Martin Fisher arrived in Africa in 1985 after finishing his doctorate in mechanical engineering at Stanford.
Yes – he could have stayed in the ivory tower and become a professor like his father and two brothers. He could have used his extensive education to start a career with an oil company or government research lab. But what Martin Fisher wanted to do was to help others help themselves.
He set off for Kenya on a Fulbright scholarship where he met Nick Moon…the man who would become his co-founder at Kick-Start.
The two teamed up together on projects with “Action-Aid” to build homes and help the poor.
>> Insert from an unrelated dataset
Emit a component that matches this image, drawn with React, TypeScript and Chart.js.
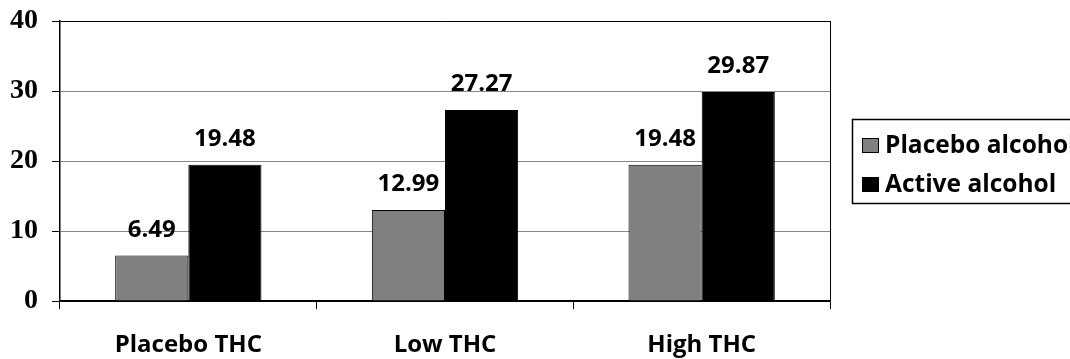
import React, { useEffect, useRef } from "react";
import { Chart, registerables } from "chart.js";

Chart.register(...registerables);

const categories = ["Placebo THC", "Low THC", "High THC"];
const placeboAlcohol = [6.49, 12.99, 19.48];
const activeAlcohol = [19.48, 27.27, 29.87];
const seriesNames = ["Placebo alcohol", "Active alcohol"];
const yTicks = [0, 10, 20, 30, 40];

const SANS = "'Open Sans', sans-serif";
const SERIF = "'Liberation Serif', 'Times New Roman', serif";

const extrasPlugin = {
  id: "extras",
  afterDatasetsDraw(chart: any) {
    const { ctx, chartArea } = chart;
    ctx.save();
    ctx.strokeStyle = "#000";
    ctx.lineWidth = 1;
    ctx.beginPath();
    ctx.moveTo(Math.round(chartArea.right) + 0.5, chartArea.top);
    ctx.lineTo(Math.round(chartArea.right) + 0.5, chartArea.bottom);
    ctx.stroke();
    ctx.font = `bold 24px ${SANS}`;
    ctx.fillStyle = "#000";
    ctx.textAlign = "center";
    ctx.textBaseline = "alphabetic";
    chart.data.datasets.forEach((ds: any, di: number) => {
      const meta = chart.getDatasetMeta(di);
      meta.data.forEach((el: any, i: number) => {
        ctx.fillText(ds.data[i].toFixed(2), el.x, el.y - 19);
      });
    });
    const lx = 852, ly = 119, lw = 260, lh = 84;
    ctx.strokeStyle = "#000";
    ctx.lineWidth = 1.5;
    ctx.strokeRect(lx + 0.5, ly + 0.5, lw, lh);
    ctx.font = `bold 24.5px ${SANS}`;
    ctx.textAlign = "left";
    ctx.textBaseline = "middle";
    chart.data.datasets.forEach((ds: any, di: number) => {
      const cy = di === 0 ? 145 : 184;
      ctx.fillStyle = ds.backgroundColor;
      ctx.fillRect(862, cy - 7, 17, 15);
      ctx.strokeStyle = "#000";
      ctx.lineWidth = 1;
      ctx.strokeRect(862.5, cy - 6.5, 16, 14);
      ctx.fillStyle = "#000";
      ctx.fillText(ds.label, 885, cy + 1);
    });
    ctx.restore();
  },
};

export default function App() {
  const ref = useRef<HTMLCanvasElement | null>(null);
  useEffect(() => {
    if (!ref.current) return;
    const chart = new Chart(ref.current, {
      type: "bar",
      data: {
        labels: categories,
        datasets: [
          {
            label: seriesNames[0],
            data: placeboAlcohol,
            backgroundColor: "#808080",
            borderColor: "#000",
            borderWidth: 1,
          },
          {
            label: seriesNames[1],
            data: activeAlcohol,
            backgroundColor: "#000000",
            borderColor: "#000",
            borderWidth: 1,
          },
        ],
      },
      options: {
        animation: false,
        responsive: false,
        maintainAspectRatio: false,
        layout: { padding: { top: 21, right: 240, left: 0, bottom: 0 } },
        plugins: { legend: { display: false }, tooltip: { enabled: false } },
        datasets: { bar: { categoryPercentage: 0.57, barPercentage: 1 } },
        scales: {
          x: {
            offset: true,
            grid: {
              offset: true,
              drawOnChartArea: false,
              drawTicks: true,
              tickLength: 8,
              color: "#000",
              tickColor: "#000",
            },
            border: { display: true, color: "#000", width: 1.5 },
            ticks: {
              color: "#000",
              padding: 22,
              font: { family: SANS, size: 24, weight: "bold" },
            },
            afterFit: (s: any) => {
              s.height = 58;
              s.paddingLeft = 0;
              s.paddingRight = 0;
            },
          },
          y: {
            min: 0,
            max: 40,
            afterBuildTicks: (s: any) => {
              s.ticks = yTicks.map((v) => ({ value: v }));
            },
            grid: {
              color: (c: any) =>
                c.tick && (c.tick.value === 0 || c.tick.value === 40) ? "#000" : "#888",
              tickColor: "#000",
              tickLength: 8,
              lineWidth: 1,
            },
            border: { display: true, color: "#000", width: 1.5 },
            ticks: {
              color: "#000",
              padding: 14,
              font: { family: SERIF, size: 28, weight: "bold" },
            },
            afterFit: (s: any) => {
              s.width = 60;
              s.paddingTop = 0;
              s.paddingBottom = 0;
            },
          },
        },
      },
      plugins: [extrasPlugin],
    });
    return () => chart.destroy();
  }, []);
  return (
    <div style={{ position: "absolute", left: 0, top: 0, width: 1070, height: 359, background: "#fff" }}>
      <canvas ref={ref} width={1070} height={359} style={{ width: 1070, height: 359 }} />
    </div>
  );
}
But as is so often the case with innovators who want to be more than successful…leaders who want to be significant…Martin Fisher and Nick Moon decided they could do so much more. That is why Kick-Start got its start.
This non-profit organization with offices in the U.S., Kenya, Tanzania and Mali designed and developed the technology that has raised so many of the poor in Africa from the depth of poverty and brought hope and livelihood. The tools they made available have helped thousands start their own business…run their own farm…support their own family.
Early on, Kick-Start realized that donating or giving away products won’t solve the problem of poverty. What is needed is something sustainable that enables people to kick-start their lives so that they can earn a livelihood.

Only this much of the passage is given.